# EXERCISE OBJECTIVE:
Show each line that has the string "matplotlib" in it.

┌────────

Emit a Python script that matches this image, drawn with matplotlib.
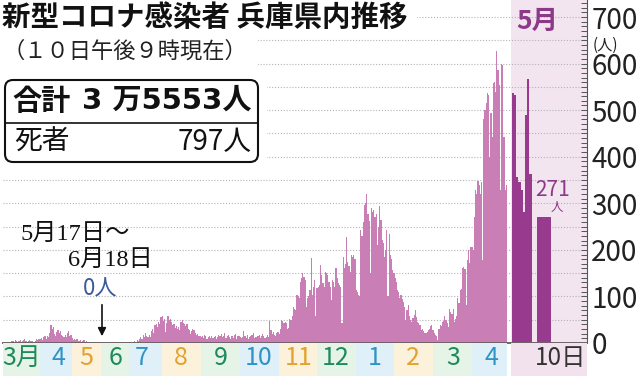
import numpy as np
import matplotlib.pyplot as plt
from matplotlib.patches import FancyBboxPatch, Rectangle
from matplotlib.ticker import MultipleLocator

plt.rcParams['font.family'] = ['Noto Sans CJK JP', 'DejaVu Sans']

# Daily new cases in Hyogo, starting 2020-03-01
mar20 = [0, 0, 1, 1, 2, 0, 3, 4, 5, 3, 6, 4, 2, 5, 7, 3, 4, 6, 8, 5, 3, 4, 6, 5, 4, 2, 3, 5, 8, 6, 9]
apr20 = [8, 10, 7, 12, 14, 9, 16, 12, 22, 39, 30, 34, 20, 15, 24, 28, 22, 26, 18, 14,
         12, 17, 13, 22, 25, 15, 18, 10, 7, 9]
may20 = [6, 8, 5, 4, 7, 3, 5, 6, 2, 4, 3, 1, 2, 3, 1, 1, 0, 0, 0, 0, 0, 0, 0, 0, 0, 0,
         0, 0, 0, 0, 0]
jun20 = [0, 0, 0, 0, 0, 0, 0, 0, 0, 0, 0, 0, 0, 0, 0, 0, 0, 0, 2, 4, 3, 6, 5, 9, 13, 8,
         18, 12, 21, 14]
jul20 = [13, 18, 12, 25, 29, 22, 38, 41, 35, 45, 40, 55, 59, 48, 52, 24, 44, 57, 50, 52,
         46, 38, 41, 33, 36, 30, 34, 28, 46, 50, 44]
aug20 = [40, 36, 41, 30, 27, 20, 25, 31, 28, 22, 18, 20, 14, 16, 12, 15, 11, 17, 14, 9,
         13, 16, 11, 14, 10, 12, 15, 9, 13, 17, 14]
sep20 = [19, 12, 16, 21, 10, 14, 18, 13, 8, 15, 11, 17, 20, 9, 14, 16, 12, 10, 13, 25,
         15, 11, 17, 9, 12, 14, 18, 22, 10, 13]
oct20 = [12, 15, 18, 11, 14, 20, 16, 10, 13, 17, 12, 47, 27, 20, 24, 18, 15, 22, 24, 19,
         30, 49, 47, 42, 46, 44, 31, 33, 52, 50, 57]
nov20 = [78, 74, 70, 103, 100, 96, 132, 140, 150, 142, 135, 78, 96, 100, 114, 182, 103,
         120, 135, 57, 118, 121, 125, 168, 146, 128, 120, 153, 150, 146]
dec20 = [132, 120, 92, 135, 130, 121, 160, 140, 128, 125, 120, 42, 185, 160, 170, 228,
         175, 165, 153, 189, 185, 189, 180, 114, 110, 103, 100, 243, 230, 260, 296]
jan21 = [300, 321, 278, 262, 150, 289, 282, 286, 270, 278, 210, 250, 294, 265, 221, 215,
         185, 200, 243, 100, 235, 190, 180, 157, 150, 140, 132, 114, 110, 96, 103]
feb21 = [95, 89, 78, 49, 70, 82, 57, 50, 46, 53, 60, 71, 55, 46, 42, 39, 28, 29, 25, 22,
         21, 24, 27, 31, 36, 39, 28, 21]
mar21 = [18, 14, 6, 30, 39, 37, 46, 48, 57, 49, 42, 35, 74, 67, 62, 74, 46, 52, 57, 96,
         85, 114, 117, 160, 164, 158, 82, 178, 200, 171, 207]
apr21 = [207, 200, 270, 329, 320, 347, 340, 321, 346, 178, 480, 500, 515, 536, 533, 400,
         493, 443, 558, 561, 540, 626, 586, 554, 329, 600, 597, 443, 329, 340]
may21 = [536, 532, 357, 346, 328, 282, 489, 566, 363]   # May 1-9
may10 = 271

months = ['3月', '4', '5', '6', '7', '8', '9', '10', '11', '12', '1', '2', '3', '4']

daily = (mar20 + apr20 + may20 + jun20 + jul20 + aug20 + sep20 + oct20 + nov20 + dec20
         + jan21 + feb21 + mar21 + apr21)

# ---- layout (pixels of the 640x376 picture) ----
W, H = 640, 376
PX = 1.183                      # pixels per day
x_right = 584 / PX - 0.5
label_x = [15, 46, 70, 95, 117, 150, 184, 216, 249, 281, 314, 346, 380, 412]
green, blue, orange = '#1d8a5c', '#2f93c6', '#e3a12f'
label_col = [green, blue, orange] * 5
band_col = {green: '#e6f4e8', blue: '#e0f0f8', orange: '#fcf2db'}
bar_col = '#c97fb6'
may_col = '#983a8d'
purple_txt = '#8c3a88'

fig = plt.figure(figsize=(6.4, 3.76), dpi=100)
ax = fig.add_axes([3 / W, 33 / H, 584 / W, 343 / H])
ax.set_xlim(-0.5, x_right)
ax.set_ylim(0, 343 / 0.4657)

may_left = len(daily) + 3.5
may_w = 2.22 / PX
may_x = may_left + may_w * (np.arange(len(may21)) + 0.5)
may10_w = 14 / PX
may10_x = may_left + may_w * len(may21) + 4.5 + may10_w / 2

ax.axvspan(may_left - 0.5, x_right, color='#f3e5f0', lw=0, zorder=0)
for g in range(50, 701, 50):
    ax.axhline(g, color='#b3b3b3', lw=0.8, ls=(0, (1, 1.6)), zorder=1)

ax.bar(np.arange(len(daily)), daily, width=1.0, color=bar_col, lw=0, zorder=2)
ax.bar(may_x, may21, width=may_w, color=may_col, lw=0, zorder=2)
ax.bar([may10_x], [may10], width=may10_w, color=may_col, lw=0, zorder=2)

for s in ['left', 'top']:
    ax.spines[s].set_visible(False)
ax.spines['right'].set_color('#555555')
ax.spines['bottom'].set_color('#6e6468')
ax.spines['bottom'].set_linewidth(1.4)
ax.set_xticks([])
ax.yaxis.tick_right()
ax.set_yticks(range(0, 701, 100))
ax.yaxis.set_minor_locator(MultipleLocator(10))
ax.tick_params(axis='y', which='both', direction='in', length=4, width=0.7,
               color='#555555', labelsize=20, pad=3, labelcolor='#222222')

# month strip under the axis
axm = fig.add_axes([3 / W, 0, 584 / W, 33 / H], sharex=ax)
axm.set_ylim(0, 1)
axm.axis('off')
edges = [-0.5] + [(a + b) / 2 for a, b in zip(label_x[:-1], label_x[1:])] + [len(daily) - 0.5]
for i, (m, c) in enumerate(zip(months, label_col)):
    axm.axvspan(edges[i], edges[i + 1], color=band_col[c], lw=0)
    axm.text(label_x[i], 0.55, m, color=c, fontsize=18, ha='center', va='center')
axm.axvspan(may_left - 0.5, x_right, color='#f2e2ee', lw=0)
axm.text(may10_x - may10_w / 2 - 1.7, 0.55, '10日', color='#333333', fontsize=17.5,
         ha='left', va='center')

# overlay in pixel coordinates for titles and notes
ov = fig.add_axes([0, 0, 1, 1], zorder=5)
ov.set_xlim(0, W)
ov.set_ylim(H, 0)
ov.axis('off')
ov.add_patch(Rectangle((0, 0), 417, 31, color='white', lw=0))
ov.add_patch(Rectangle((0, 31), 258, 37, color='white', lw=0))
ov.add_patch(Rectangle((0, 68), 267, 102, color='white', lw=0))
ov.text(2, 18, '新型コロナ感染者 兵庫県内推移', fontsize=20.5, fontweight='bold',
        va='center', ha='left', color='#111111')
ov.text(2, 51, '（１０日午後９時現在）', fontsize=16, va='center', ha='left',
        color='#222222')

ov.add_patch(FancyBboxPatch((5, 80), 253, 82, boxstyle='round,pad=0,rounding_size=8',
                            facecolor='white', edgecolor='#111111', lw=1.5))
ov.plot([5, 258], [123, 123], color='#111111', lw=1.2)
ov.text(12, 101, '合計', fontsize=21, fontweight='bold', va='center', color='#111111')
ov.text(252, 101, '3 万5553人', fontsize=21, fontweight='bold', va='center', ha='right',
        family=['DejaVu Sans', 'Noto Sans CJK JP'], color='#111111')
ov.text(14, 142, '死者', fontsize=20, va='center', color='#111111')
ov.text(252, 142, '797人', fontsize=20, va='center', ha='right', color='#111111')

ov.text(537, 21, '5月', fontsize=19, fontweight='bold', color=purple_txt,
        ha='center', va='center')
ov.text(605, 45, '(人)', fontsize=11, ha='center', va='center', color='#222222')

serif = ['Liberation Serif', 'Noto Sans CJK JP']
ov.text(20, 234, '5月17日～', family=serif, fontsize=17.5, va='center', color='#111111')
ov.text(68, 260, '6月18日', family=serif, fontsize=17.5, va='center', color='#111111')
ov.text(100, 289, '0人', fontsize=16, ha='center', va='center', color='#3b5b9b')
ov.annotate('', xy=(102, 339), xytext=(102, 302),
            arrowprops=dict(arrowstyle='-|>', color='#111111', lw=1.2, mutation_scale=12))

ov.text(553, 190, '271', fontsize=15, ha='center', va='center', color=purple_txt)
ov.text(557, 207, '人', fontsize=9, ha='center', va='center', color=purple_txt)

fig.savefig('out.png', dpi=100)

└────────

# THE RESPONSE:
Emit a Python script that matches this image, drawn with matplotlib.
import matplotlib.pyplot as plt
from matplotlib.patches import FancyBboxPatch, Rectangle
from matplotlib.ticker import MultipleLocator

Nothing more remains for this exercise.